I would be grateful to Allan if he (and Mary Ward) would take the trouble to read my reports prior to criticising them. Allegedly, I presented myself as alone in understanding the meaning of our agreed motion on republicanism! Nowhere did I make such an idiotic claim. I was in fact labouring under the apprehension (a false one, it turns out) that everyone was clear as to what we had agreed. Having read first Mary's letter and now Allan's, there is not much doubt that we all voted for very different things.

I am also supposed to have accused everyone, bar myself, of "making unprincipled compromises or [having] finally seen the light". More nonsense. The only way Allan could justify such a claim would be by arguing that all compromises are, by definition, "unprincipled".

Allan ought to have noticed that I listed two compromises of my own. I agreed that the RCN's refusing to set any threshhold below which factions have no special rights could cost us dear at conference, but that, in the spirit of unity, I would abide by the majority decision.

As for being charged with accusing comrades of "seeing the light", this is Alice in Wonderland stuff. I did write the following: "In the process of democratic debate, minds were changed." I made no claim to being an exception to this rule: I was not. And, if Allan wants to argue that it is a sign of strength for communists to enter debates with closed minds, I beg to differ.

I would suggest that Allan's memory is playing tricks on him. According to his account, his only intervention in the debate on republicanism was to "question to validity of the last phrase, 'free from all vestiges of feudalism'". If he thinks carefully, he might recall also arguing that while he would prefer the Campaign for a Federal Republic's term 'modern democratic republic' to be replaced with 'workers' republic', he could live with the alternative, 'socialist republic'. I particularly remember him saying this because I immediately backed him up.

It would, though, be utterly disingenuous of Allan to deny that, once this debate got underway, all his associates piled in alongside everyone else behind the criticism of this term.
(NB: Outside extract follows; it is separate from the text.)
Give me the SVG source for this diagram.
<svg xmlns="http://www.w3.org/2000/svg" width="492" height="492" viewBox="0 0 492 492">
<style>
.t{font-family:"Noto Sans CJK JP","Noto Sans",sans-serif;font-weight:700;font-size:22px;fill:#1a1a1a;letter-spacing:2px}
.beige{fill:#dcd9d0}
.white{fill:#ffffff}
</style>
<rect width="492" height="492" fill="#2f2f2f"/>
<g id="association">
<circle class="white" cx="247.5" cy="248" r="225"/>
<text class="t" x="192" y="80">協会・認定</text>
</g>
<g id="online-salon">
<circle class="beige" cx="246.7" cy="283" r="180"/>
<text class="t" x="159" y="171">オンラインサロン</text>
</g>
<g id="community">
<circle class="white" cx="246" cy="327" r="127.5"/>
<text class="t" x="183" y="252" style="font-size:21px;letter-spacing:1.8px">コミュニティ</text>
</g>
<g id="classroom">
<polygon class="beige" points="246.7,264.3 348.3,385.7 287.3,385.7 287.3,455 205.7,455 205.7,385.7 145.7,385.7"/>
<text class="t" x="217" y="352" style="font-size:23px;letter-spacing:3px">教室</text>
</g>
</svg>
While I would argue that the situation is more complicated where the CPGB are concerned, the CFR interpret both the 'federal republic' and 'democratic republic' as bourgeois republics.

As is made clear on page 54 of the Communist Tendency's programme, Allan agrees with the position set out in State and revolution that it is sheer fantasy to suppose that communists simply want quantitative, or even qualitative, increases in democracy - a position confined (according to Lenin) to 'petty bourgeois opportunists'.
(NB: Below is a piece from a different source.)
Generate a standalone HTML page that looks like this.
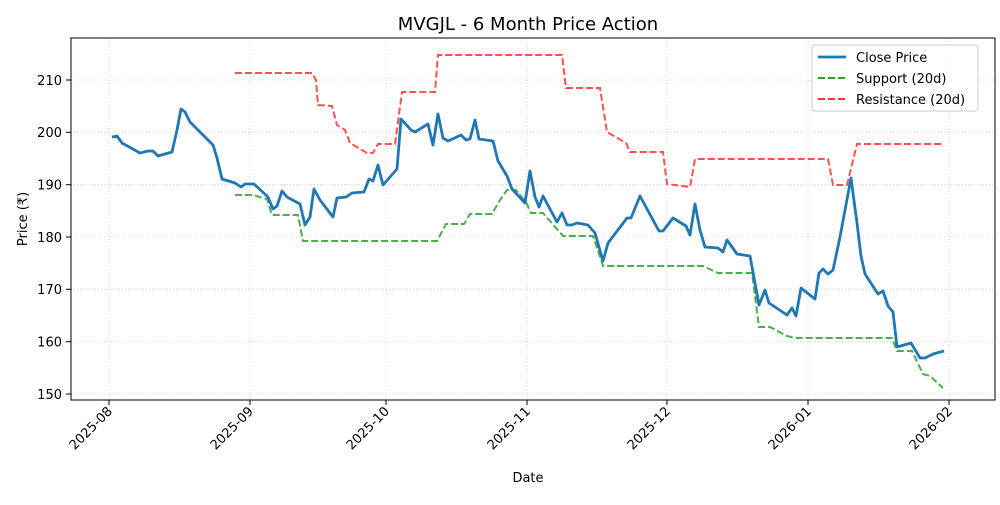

Although Allan agrees with me on these key points, he protests that, had members of the Glasgow Marxist Forum raised no objections to the RCN committing itself to a "slave-holders' republic", he would have happily endorsed the CFR position! Allan argues that it would have been a "very shallow political victory" for the Republicans formerly known as Red to have used their numerical strength to achieve a so-called political ambush of the CFR. I am beginning to sense that the RCN might have been cobbled together around an unprincipled non-aggression pact: in return for granting Allan the right to veto the RCN's embracing "international socialism", Mary, Nick Clarke and Dave Craig were given leave to lumber the lot of us with their Stalinist stages theory.

For the record, I honestly thought that Mary and Nick voted to replace the term 'modern democratic republic' with 'genuinely democratic workers' republic' because everyone else had mustered arguments that finally convinced them. If they remained unconvinced, then they ought to have had the guts to vote against. That is what I would have done.